» Instructions for the task:
Copy out the data below from the line containing "Give me the" to the line containing "import pandas as pd", both lines included, with all images left out.

» Entries shown:
— start —
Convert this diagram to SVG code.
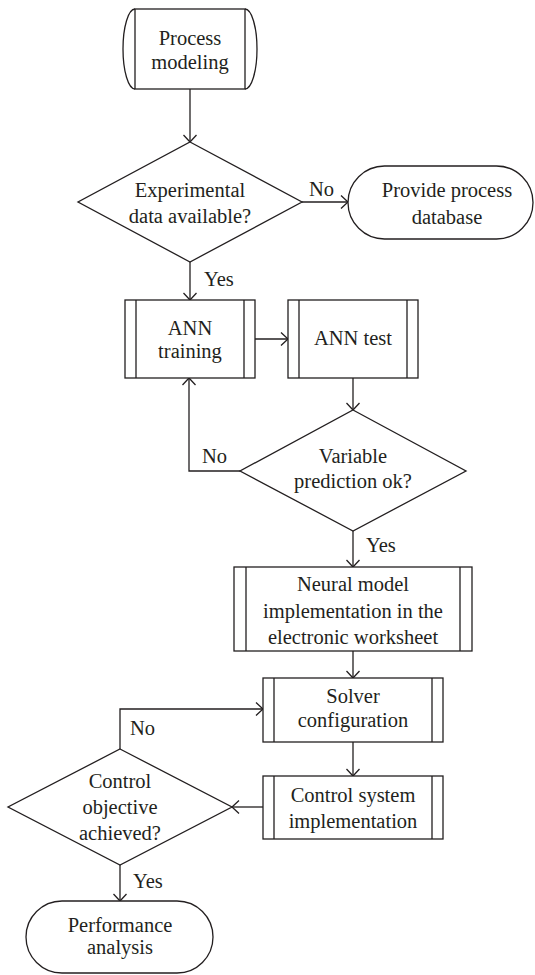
<svg xmlns="http://www.w3.org/2000/svg" width="535" height="975" viewBox="0 0 535 975">
<style>
.s{fill:#fff;stroke:#231f20;stroke-width:1.3}
.l{fill:none;stroke:#231f20;stroke-width:1.3}
text{font-family:'Liberation Serif','DejaVu Serif',serif;font-size:20.5px;fill:#231f20;text-anchor:middle}
.lb{text-anchor:start}
</style>
<defs>
<marker id="a" markerUnits="userSpaceOnUse" markerWidth="16" markerHeight="16" refX="8" refY="8" orient="auto" overflow="visible">
<path d="M1,1.5 L8,8 L1,14.5" fill="none" stroke="#231f20" stroke-width="1.3"/>
</marker>
</defs>
<rect width="535" height="975" fill="#fff"/>
<g id="connectors" font-family="Liberation Serif, DejaVu Serif, serif">
<path class="l" d="M190,89 V142" marker-end="url(#a)"/>
<path class="l" d="M302,202 H348" marker-end="url(#a)"/>
<path class="l" d="M190,262 V300" marker-end="url(#a)"/>
<path class="l" d="M255,339 H288" marker-end="url(#a)"/>
<path class="l" d="M353,378 V410" marker-end="url(#a)"/>
<path class="l" d="M240,471 H189 V378" marker-end="url(#a)"/>
<path class="l" d="M353,531 V567" marker-end="url(#a)"/>
<path class="l" d="M353,651 V678" marker-end="url(#a)"/>
<path class="l" d="M353,742 V776" marker-end="url(#a)"/>
<path class="l" d="M263,807 H232" marker-end="url(#a)"/>
<path class="l" d="M120,749 V709 H263" marker-end="url(#a)"/>
<path class="l" d="M120,865 V901" marker-end="url(#a)"/>
<text class="lb" x="309" y="196">No</text>
<text class="lb" x="204" y="286">Yes</text>
<text class="lb" x="202" y="463">No</text>
<text class="lb" x="366" y="552">Yes</text>
<text class="lb" x="130" y="735">No</text>
<text class="lb" x="133" y="888">Yes</text>
</g>
<g id="process-modeling">
<rect class="s" x="135" y="9" width="110" height="80"/>
<path class="l" d="M135,9 A12,40 0 0 0 135,89 M245,9 A12,40 0 0 1 245,89"/>
<text x="190" y="45">Process</text>
<text x="190" y="69">modeling</text>
</g>
<g id="experimental-data">
<polygon class="s" points="190,142 302,202 190,262 78,202"/>
<text x="190" y="197">Experimental</text>
<text x="190" y="223">data available?</text>
</g>
<g id="provide-database">
<rect class="s" x="348" y="166" width="185" height="73" rx="36.5"/>
<text x="447" y="197">Provide process</text>
<text x="447" y="224">database</text>
</g>
<g id="ann-training">
<rect class="s" x="125" y="300" width="130" height="78"/>
<path class="l" d="M136,300 V378 M244,300 V378"/>
<text x="190" y="335">ANN</text>
<text x="190" y="358">training</text>
</g>
<g id="ann-test">
<rect class="s" x="288" y="300" width="130" height="78"/>
<path class="l" d="M299,300 V378 M407,300 V378"/>
<text x="353" y="345">ANN test</text>
</g>
<g id="variable-prediction">
<polygon class="s" points="353,410 466,471 353,531 240,471"/>
<text x="353" y="463">Variable</text>
<text x="353" y="488">prediction ok?</text>
</g>
<g id="neural-model">
<rect class="s" x="234" y="567" width="238" height="84"/>
<path class="l" d="M246,567 V651 M460,567 V651"/>
<text x="353" y="591">Neural model</text>
<text x="353" y="618">implementation in the</text>
<text x="353" y="644">electronic worksheet</text>
</g>
<g id="solver-configuration">
<rect class="s" x="263" y="678" width="180" height="64"/>
<path class="l" d="M274,678 V742 M432,678 V742"/>
<text x="353" y="703">Solver</text>
<text x="353" y="727">configuration</text>
</g>
<g id="control-system">
<rect class="s" x="263" y="776" width="180" height="63"/>
<path class="l" d="M274,776 V839 M432,776 V839"/>
<text x="353" y="802">Control system</text>
<text x="353" y="828">implementation</text>
</g>
<g id="control-objective">
<polygon class="s" points="120,749 232,807 120,865 8,807"/>
<text x="120" y="788">Control</text>
<text x="120" y="814">objective</text>
<text x="120" y="840">achieved?</text>
</g>
<g id="performance-analysis">
<rect class="s" x="26" y="901" width="187" height="72" rx="36"/>
<text x="120" y="932">Performance</text>
<text x="120" y="954">analysis</text>
</g>
</svg>
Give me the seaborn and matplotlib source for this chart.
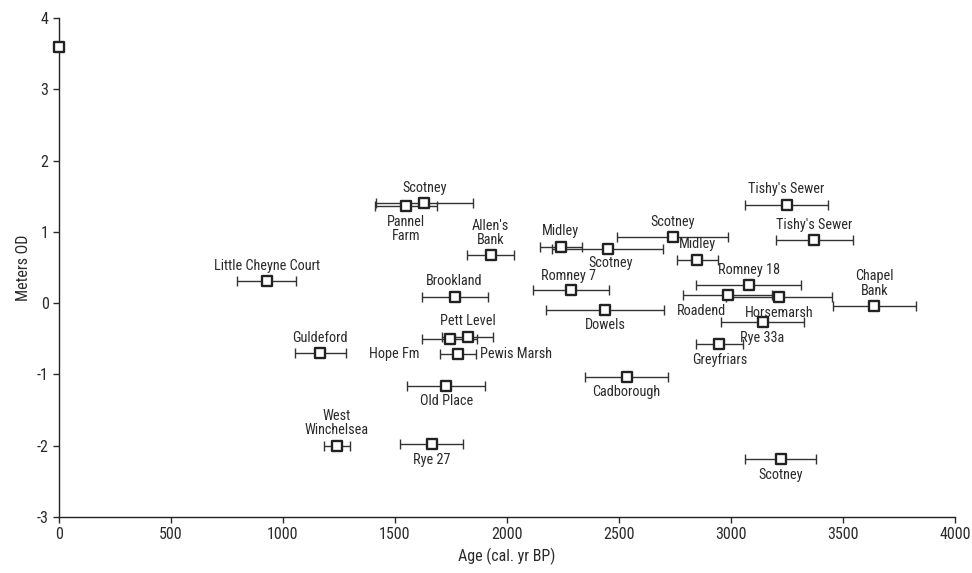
import matplotlib
matplotlib.use("Agg")
import matplotlib.pyplot as plt
from matplotlib import font_manager
import seaborn as sns
import pandas as pd

# Sample sites: age (cal. yr BP), elevation (m OD), age error (+/- yr)
sites = [
    "", "Little Cheyne Court", "Scotney", "Pannel\nFarm", "Allen's\nBank",
    "Brookland", "Pett Level", "Hope Fm", "Pewis Marsh", "Guldeford",
    "Old Place", "West\nWinchelsea", "Rye 27", "Midley", "Scotney",
    "Scotney", "Midley", "Romney 7", "Dowels", "Cadborough", "Romney 18",
    "Roadend", "Horsemarsh", "Rye 33a", "Greyfriars", "Tishy's Sewer",
    "Tishy's Sewer", "Chapel\nBank", "Scotney",
]
ages = [
    0, 927, 1631, 1550, 1927,
    1766, 1824, 1744, 1780, 1167,
    1729, 1241, 1663, 2240, 2449,
    2739, 2850, 2287, 2437, 2534, 3079,
    2985, 3214, 3141, 2948, 3248,
    3372, 3640, 3222,
]
elev = [
    3.59, 0.31, 1.40, 1.36, 0.67,
    0.09, -0.47, -0.50, -0.71, -0.70,
    -1.16, -2.00, -1.98, 0.79, 0.76,
    0.93, 0.61, 0.18, -0.09, -1.03, 0.25,
    0.11, 0.08, -0.27, -0.58, 1.38,
    0.88, -0.04, -2.19,
]
age_err = [
    0, 133, 216, 138, 104,
    147, 114, 124, 80, 115,
    174, 58, 140, 93, 249,
    248, 93, 170, 262, 185, 233,
    198, 236, 184, 104, 185,
    171, 184, 158,
]
# where each label sits relative to its point
label_pos = [
    None, "above", "above", "below", "above",
    "above", "above", "hope", "right", "above",
    "below", "above", "below", "above", "below_r",
    "above", "above", "above_l", "below", "below", "above",
    "roadend", "below", "below", "below", "above",
    "above", "above", "below",
]

df = pd.DataFrame({"site": sites, "age": ages, "elev": elev, "err": age_err})

sns.set_style("ticks")

# prefer a narrow Arial-like face if one is installed
names = {f.name for f in font_manager.fontManager.ttflist}
narrow = [n for n in ["Liberation Sans Narrow", "Arial Narrow", "Roboto Condensed",
                      "Noto Sans Condensed", "Open Sans Condensed"] if n in names]
if narrow:
    plt.rcParams["font.family"] = [narrow[0], "DejaVu Sans"]
    fs, lfs = 11.5, 10.3
else:
    plt.rcParams["font.family"] = ["Liberation Sans", "DejaVu Sans"]
    fs, lfs = 10, 9.5
plt.rcParams["axes.unicode_minus"] = False

fig = plt.figure(figsize=(9.72, 5.73), dpi=100)
ax = fig.add_axes([0.0607, 0.0977, 0.9218, 0.8709])

has_err = df["err"] > 0
ax.errorbar(df.loc[has_err, "age"], df.loc[has_err, "elev"], xerr=df.loc[has_err, "err"],
            fmt="none", ecolor="#333333", elinewidth=1.0, capsize=3.5, capthick=1.0, zorder=2)
sns.scatterplot(data=df, x="age", y="elev", marker="s", s=58, facecolor="white",
                edgecolor="#222222", linewidth=1.7, ax=ax, zorder=3, clip_on=False)

txt = dict(fontsize=lfs, color="#2a2a2a", linespacing=1.05, textcoords="offset points")
for i, r in df.iterrows():
    pos = label_pos[i]
    if pos is None:
        continue
    x, y, e = r["age"], r["elev"], r["err"]
    if pos == "above":
        ax.annotate(r["site"], (x, y), xytext=(0, 6), ha="center", va="bottom", **txt)
    elif pos == "above_l":
        ax.annotate(r["site"], (x, y), xytext=(-2, 5), ha="center", va="bottom", **txt)
    elif pos == "below":
        ax.annotate(r["site"], (x, y), xytext=(0, -6), ha="center", va="top", **txt)
    elif pos == "below_r":
        ax.annotate(r["site"], (x, y), xytext=(2, -5), ha="center", va="top", **txt)
    elif pos == "right":
        ax.annotate(r["site"], (x + e, y), xytext=(3, 0), ha="left", va="center", **txt)
    elif pos == "hope":
        ax.annotate(r["site"], (x - e, y), xytext=(-2, -11), ha="right", va="center", **txt)
    elif pos == "roadend":
        ax.annotate(r["site"], (x, y), xytext=(-1, -6), ha="right", va="top", **txt)

ax.set_xlim(0, 4000)
ax.set_ylim(-3, 4)
ax.set_xticks(range(0, 4001, 500))
ax.set_yticks(range(-3, 5))
ax.set_xlabel("Age (cal. yr BP)", fontsize=fs, color="#2a2a2a")
ax.set_ylabel("Meters OD", fontsize=fs, color="#2a2a2a")
ax.tick_params(labelsize=fs, length=4, width=1, colors="#2a2a2a")
for s in ["left", "bottom"]:
    ax.spines[s].set_color("#222222")
    ax.spines[s].set_linewidth(1.0)
sns.despine(ax=ax)

fig.savefig("out.png", dpi=100)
— end —
» Solution to the problem:
Give me the seaborn and matplotlib source for this chart.
import matplotlib
matplotlib.use("Agg")
import matplotlib.pyplot as plt
from matplotlib import font_manager
import seaborn as sns
import pandas as pd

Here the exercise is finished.